We then shift our attention to Wednesday and the Building Permit release from the census bureau, covering Septembers, Octobers and Novembers prints. Our forecasts for September (890K) and October (900K) housing starts looked for a gradual pace of improvement, and we expect those gains to have continued in November with a 925K pace.

The FOMC is next and is certainly the highlight of the week with the potential of tapering back on the cards. The market expects a taper announcement next quarter, however recent economic data has raised speculation that we could see an announcement as soon as this month. We believe that the improvement in recent employment data roughly meets the Fed’s “substantial improvement” goal, while positive developments on the budget front are also constructive for the outlook.

Moving to Thursday, we expect the Philly Fed Manufacturing Index to continue to post marginal increases on the month, with expectations of the print reaching as high as 10.3. Underlying details in the November report suggested supportive momentum moving into December, with new orders expanding at a modest pace alongside gains in employment and inventories.

Finally, Friday will see the final Federal Reserve nomination vote on who will replace Ben Bernanke at the helm. It is pretty much a foregone conclusion that Janet Yellen will take the job in the end, which is generally believed to be Dollar supportive.

Euro Outlook

 We have a relatively quiet week for the Euro, headlining with the German ZEW on Thursday. We start with both French and German Flash Manufacturing PMI’s on Monday morning. We expect French manufacturing to continue to decline as business confidence continues to be sapped by restrictive government policies. This should be in contract to Germany, which is expected to print somewhere in the region of 53.5, signalling continued expansion.

Also on Monday we have Mario Draghi testifying before the European Parliaments Committee on Economic and Monetary Affairs in Brussels. Draghi may talk about his call on national governments to deliver economic reforms focusing on completing the banking union, implementing growth-friendly fiscal consolidation, and structural reforms in labour and product markets. His last appearance was calm, and it boosted the euro.
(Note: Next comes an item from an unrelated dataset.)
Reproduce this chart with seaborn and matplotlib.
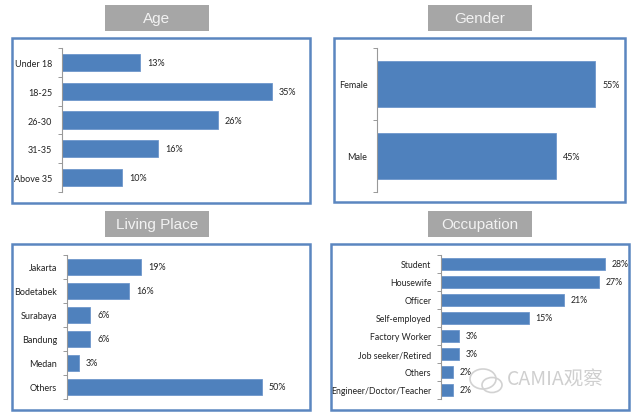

Moving to the highlight, we expect the German ZEW indices to increase for the fifth consecutive month in December, moving up from 54.6 to 57.0 for the economic sentiment index and from 28.7 to 32.0 for the current conditions index. The gain in investor projections goes hand in hand with German stable growth. GDP increased 0.3% in the third quarter and the Bundesbank expected further growth in the final quarter as well.  Another improvement to 55.5 is expected this time.

Finally, last month German Ifo business sentiment edged up to 109.3 points in November, beating forecasts of 107.9 and topping the recent record of 107.4 in October. German economic growth softened in the third quarter, posting a mild rise of 0.3% compared to 0.7% growth rate in the previous quarter. The main force leading the expansion was a rise in domestic demand. The Bundesbank optimistic projections for Germany’s future growth forecast further support this rise.  Another improvement to 109.7 is forecasted.